Federal Pay: FY 1998 Salary Adjustments
Publication Date: January 1998
Publisher(s): Library of Congress. Congressional Research Service
Federal white-collar employees are to receive an annual pay adjustment and a locality-based comparability payment under Section 529 of P.L. 101-509, the Federal Employees Pay Comparability Act (FEPCA). They received a 2.3% annual pay adjustment and a locality-based comparability payment, costing about 0.5% of the General Schedule (GS) payroll, in January 1998 under an alternative plan issued by President Clinton on August 29, 1997. The cost of both pay adjustments is about $2.2 billion dollars. The net annual and locality pay increases range from 2.44% in the Indianapolis pay area to 6.52% in the Hartford pay area. In the Washington, D.C. pay area, the net increase is 2.45%. The alternative plan was implemented by Executive Order 13071, signed by President Clinton on December 29, 1997. The FY1998 Treasury, Postal Service, and General Government appropriations bill, P.L. 105-61, was silent on the General Schedule pay adjustment.
Although the federal pay adjustments are sometimes referred to as cost-of-living adjustments, neither the annual adjustment nor the locality payment has anything to do with living costs. The annual adjustment is based on the Employment Cost Index (ECI), which measures the change in private sector wages and salaries. Absent the alternative plan, the ECI would have required a 2.8% adjustment in January 1998. The size of the locality payment is determined by the President and is based on a comparison of non-federal and General Schedule salaries in 32 pay areas nationwide. If the alternative plan had not been issued, actual locality payments would have ranged from 6.33% in the “Rest of the United States” (RUS) pay area to 14.13% in the San Francisco pay area in January 1998. The actual locality pay increase for the Washington, D.C., pay area would have been 7.84%. The locality payments would have cost about 7.2% of the GS payroll.
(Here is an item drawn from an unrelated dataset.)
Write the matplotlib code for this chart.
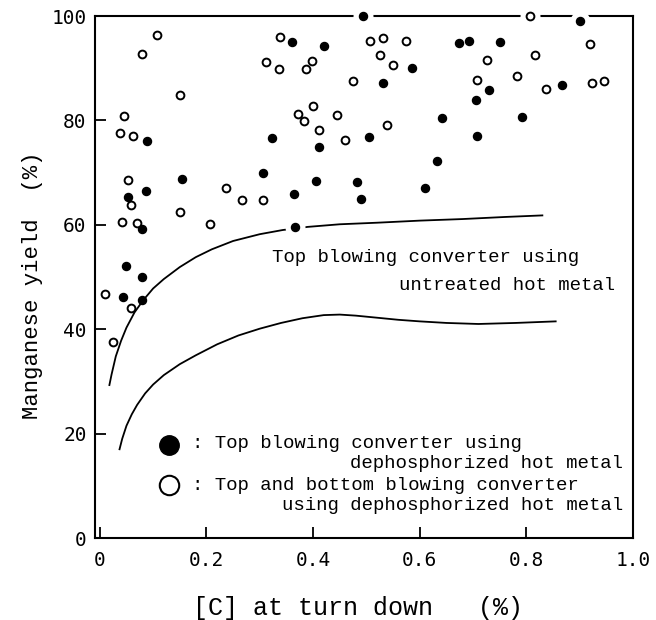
import matplotlib
matplotlib.use("Agg")
import matplotlib.pyplot as plt
import numpy as np

# ---- data ----
filled_x = [0.088, 0.323, 0.306, 0.155, 0.086, 0.053, 0.080, 0.050, 0.080, 0.044, 0.080,
            0.493, 0.361, 0.421, 0.673, 0.693, 0.585, 0.531, 0.705, 0.642, 0.505, 0.412,
            0.708, 0.632, 0.406, 0.482, 0.610, 0.364, 0.490, 0.366,
            0.901, 0.751, 0.729, 0.867, 0.792]
filled_y = [76.1, 76.7, 69.9, 68.7, 66.4, 65.4, 59.1, 52.2, 50.0, 46.2, 45.6,
            100.0, 95.0, 94.3, 94.9, 95.2, 90.1, 87.1, 83.9, 80.4, 76.9, 74.9,
            77.1, 72.3, 68.3, 68.2, 67.1, 65.9, 64.9, 59.5,
            99.0, 95.1, 85.9, 86.8, 80.7]

open_x = [0.108, 0.080, 0.151, 0.045, 0.037, 0.063, 0.338, 0.311, 0.336, 0.053, 0.236,
          0.059, 0.267, 0.307, 0.150, 0.041, 0.069, 0.207, 0.010, 0.058, 0.025,
          0.506, 0.532, 0.574, 0.526, 0.398, 0.387, 0.549, 0.474, 0.708, 0.399,
          0.371, 0.383, 0.445, 0.411, 0.539, 0.459,
          0.807, 0.920, 0.726, 0.816, 0.782, 0.836, 0.923, 0.946]
open_y = [96.3, 92.7, 84.8, 80.9, 77.5, 77.0, 95.9, 91.1, 89.9, 68.5, 67.1,
          63.8, 64.8, 64.8, 62.5, 60.6, 60.4, 60.2, 46.7, 44.0, 37.5,
          95.3, 95.7, 95.3, 92.5, 91.4, 89.9, 90.6, 87.5, 87.8, 82.7,
          81.3, 79.9, 81.0, 78.2, 79.2, 76.3,
          100.0, 94.6, 91.5, 92.5, 88.6, 86.1, 87.2, 87.6]

upper_x = [0.018, 0.022, 0.030, 0.040, 0.050, 0.065, 0.081, 0.100, 0.120, 0.150, 0.180,
           0.210, 0.250, 0.300, 0.343, 0.390, 0.450, 0.520, 0.600, 0.680, 0.760, 0.830]
upper_y = [29.3, 31.3, 34.8, 37.8, 40.3, 43.2, 45.5, 47.8, 49.6, 51.9, 53.8,
           55.3, 56.9, 58.2, 59.0, 59.6, 60.1, 60.4, 60.8, 61.1, 61.5, 61.8]

lower_x = [0.037, 0.042, 0.050, 0.060, 0.070, 0.085, 0.100, 0.120, 0.150, 0.180, 0.220,
           0.260, 0.300, 0.340, 0.380, 0.420, 0.450, 0.480, 0.520, 0.560, 0.600, 0.650,
           0.710, 0.780, 0.855]
lower_y = [17.0, 19.0, 21.5, 23.7, 25.5, 27.7, 29.4, 31.2, 33.3, 35.0, 37.1,
           38.8, 40.1, 41.2, 42.1, 42.7, 42.8, 42.6, 42.2, 41.8, 41.5, 41.2,
           41.0, 41.2, 41.5]

x_ticks = [0, 0.2, 0.4, 0.6, 0.8, 1.0]
x_tick_labels = ["0", "0.2", "0.4", "0.6", "0.8", "1.0"]
y_ticks = [0, 20, 40, 60, 80, 100]
y_tick_labels = ["0", "20", "40", "60", "80", "100"]

curve_text = ["Top blowing converter using", "untreated hot metal"]
legend_text = [": Top blowing converter using", "dephosphorized hot metal",
               ": Top and bottom blowing converter", "using dephosphorized hot metal"]
x_label = "[C] at turn down   (%)"
y_label = "Manganese yield  (%)"

# ---- figure ----
W, H = 656, 620
fig = plt.figure(figsize=(W / 100, H / 100), dpi=100)
ax = fig.add_axes([95 / W, 1 - 538 / H, (633 - 95) / W, (538 - 16) / H])
ax.set_xlim(-0.009, 1.0)
ax.set_ylim(0, 100)

mono = "Liberation Mono"

for s in ax.spines.values():
    s.set_linewidth(1.5)
    s.set_zorder(2.5)

ax.plot(upper_x, upper_y, color="black", lw=1.3, zorder=2, solid_joinstyle="round")
ax.plot(lower_x, lower_y, color="black", lw=1.3, zorder=2, solid_joinstyle="round")

# white halos (gaps in spine / curve around some points)
fx = np.array(filled_x); fy = np.array(filled_y)
ox = np.array(open_x); oy = np.array(open_y)
ax_all = np.concatenate([fx, ox]); ay_all = np.concatenate([fy, oy])
near_curve = (ax_all > 0.3) & (np.abs(ay_all - np.interp(ax_all, upper_x, upper_y)) < 1.0)
halo = (ay_all >= 98) | near_curve
ax.scatter(ax_all[halo], ay_all[halo], s=(20 * 0.72) ** 2, color="white",
           linewidths=0, zorder=3, clip_on=False)

ax.plot(fx, fy, "o", ms=5.8, color="black", zorder=5, clip_on=False)
ax.plot(ox, oy, "o", ms=5.6, mfc="white", mec="black", mew=1.4, zorder=5, clip_on=False)

ax.set_xticks(x_ticks)
ax.set_xticklabels(x_tick_labels)
ax.set_yticks(y_ticks)
ax.set_yticklabels(y_tick_labels)
ax.tick_params(direction="in", length=8, width=1.3, labelsize=14)
ax.tick_params(axis="x", pad=9)
ax.tick_params(axis="y", pad=6)
for lab in ax.get_xticklabels() + ax.get_yticklabels():
    lab.set_family("DejaVu Sans Mono")

# curve annotation
fig.text(271.5 / W, 1 - 258 / H, curve_text[0], family=mono, fontsize=13.7,
         ha="left", va="center")
fig.text(615 / W, 1 - 286 / H, curve_text[1], family=mono, fontsize=13.7,
         ha="right", va="center")

# legend
fig.lines.append(plt.Line2D([169 / W], [1 - 445 / H], marker="o", ms=14, color="black",
                            transform=fig.transFigure))
fig.lines.append(plt.Line2D([169 / W], [1 - 485 / H], marker="o", ms=14, mfc="white",
                            mec="black", mew=1.5, transform=fig.transFigure))
fig.text(191.5 / W, 1 - 443 / H, legend_text[0], family=mono, fontsize=13.7,
         ha="left", va="center")
fig.text(623 / W, 1 - 463 / H, legend_text[1], family=mono, fontsize=13.7,
         ha="right", va="center")
fig.text(191.5 / W, 1 - 485 / H, legend_text[2], family=mono, fontsize=13.7,
         ha="left", va="center")
fig.text(623 / W, 1 - 505 / H, legend_text[3], family=mono, fontsize=13.7,
         ha="right", va="center")

# axis labels
fig.text(358 / W, 1 - 608 / H, x_label, family=mono, fontsize=18, ha="center", va="center")
fig.text(33 / W, 1 - 285 / H, y_label, family=mono, fontsize=16, ha="center", va="center",
         rotation=90)

fig.savefig("out.png", dpi=100)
The data on which the locality payments are based is 22 months old by the effective date of the adjustment. March 1996 data was used to determine the January 1998 locality payments. As of March 1996, the Federal Salary Council reported an overall gap between non-federal average salaries and General Schedule average salaries of 30.03%. The average amount needed to reduce this disparity to 5%, as mandated by law, was 23.84%. President Clinton proposed a 2.8% pay adjustment for federal employees in his FY1998 budget and said that the question of how it would be allocated between the annual and locality adjustments would be determined after consultation with employee organizations and others.
Legislation (H.R. 1240) has been introduced in the 105th Congress to provide administrative law judges (ALJ) an annual pay adjustment at the same time and of the same amount as the General Schedule annual pay adjustment. ALJ annual pay adjustments are linked to Executive Schedule pay adjustments. ALJs received a base pay adjustment in January 1998 (the first adjustment to base pay since January 1993), and they have received locality payments each year since January 1994.
P.L. 105-61 also provided for a simplified and consolidated pay system for the United States Secret Service Uniformed Division.